After the fall of the Bastille everything was chaos in France. The administration, the army, the navy; the peasants set fire to their employers’ houses and lands, thus stopping their own source of bread. The People believed themselves to be the new owners of France. They saw themselves as free to regulate the Church, the Army and the Navy, to make laws and collect taxes. No power was available to make impositions on their National Assembly. They could even change the names of the Seasons and change Dates!
Against the seductive force of this democratic logic the voices of moderation and wisdom couldn’t operate. The belief in the essential goodness of human nature which was the fount of these theories was in fact the source of the terrible disasters which now began to assault France. The desperate need for authority was drowned in enthusiasm for democratic freedom. Who could be in authority if all were equal?
For a better understanding, read this excerpt from J.I. Packer's essay "Freedom & Authority"...
"AUTHORITY" is a word that makes most people think of law and order, direction and restraint, command and control, dominance and submission, respect and obedience. How, I wonder, do you react to such ideas? Have they any place in your vision of the life that is good and sweet? If so, you are unusual. One tragedy of our time is that, having these associations, "authority" has become almost a dirty word in the Western world, while opposition to authority in schools, families and society generally is cheerfully accepted as something that is at least harmless and perhaps rather fine… What goes on here? What is happening to us?
THE QUEST FOR FREEDOM
The answer to these questions is pinpointed by the fact that "freedom" is today almost a magic word — freedom from want, freedom from fear, freedom of speech and freedom of religion—freedom in one form or another has been a worldwide passion, encouraged and catered to at every level.
Longings for freedom from restrictions, from the dead hand of the past, from disliked pressures, obligations, systems and what not are for many people the strongest of life’s driving forces. Freedom — "getting out from under" as we say — has become modern man’s obsession. And freedom is always seen as involving rejection of authority! Authority is equated with fixed limits, freedom with cutting loose from all that. Hence the crisis of authority which marks our time.

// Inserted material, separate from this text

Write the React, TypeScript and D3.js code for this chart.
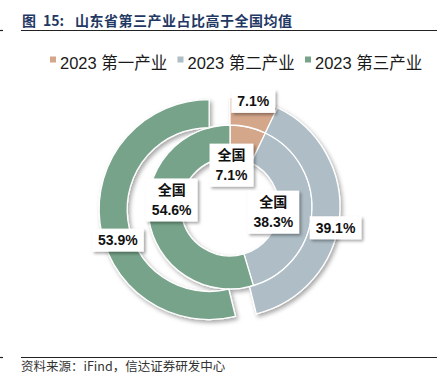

This way of conceiving freedom has its roots in philosophy: in dreams of the perfectibility of man… The effect is that all forms of authority are seen as cell walls, which makes the quest for freedom feel like a Great Escape from some ideological prison-camp. Undisguised contempt for restrictions and directions have become almost conventional, and anyone who respects authority stands out as odd.
The truth, paradoxical yet inescapable, is this: there is no freedom apart from external authority. To say "I am my own authority, a law to myself" is to enslave myself to myself, which is the worst bondage of all. Only as I bow to an authority which is not myself am I ever free.
Basically there are two ways of conceiving freedom, and we have pointed to the first already. It is to view freedom as secular, external and this-worldly. It is essentially a matter of breaking bonds and abolishing restrictions and hardships. It seeks freedom from or freedom not to.
The second approach to freedom is distinctively Christian. It is evangelical, personal and positive… This definition starts with freedom from and freedom not to — in this case, freedom from the guilt and power of sin, and freedom not to be dominated by tyrannical self-will — but it centers on freedom for: freedom for God and godliness, freedom to love and serve one’s Maker and fellow-creatures, freedom for the joy, hope and contentment which God gives to sinners who believe in Christ.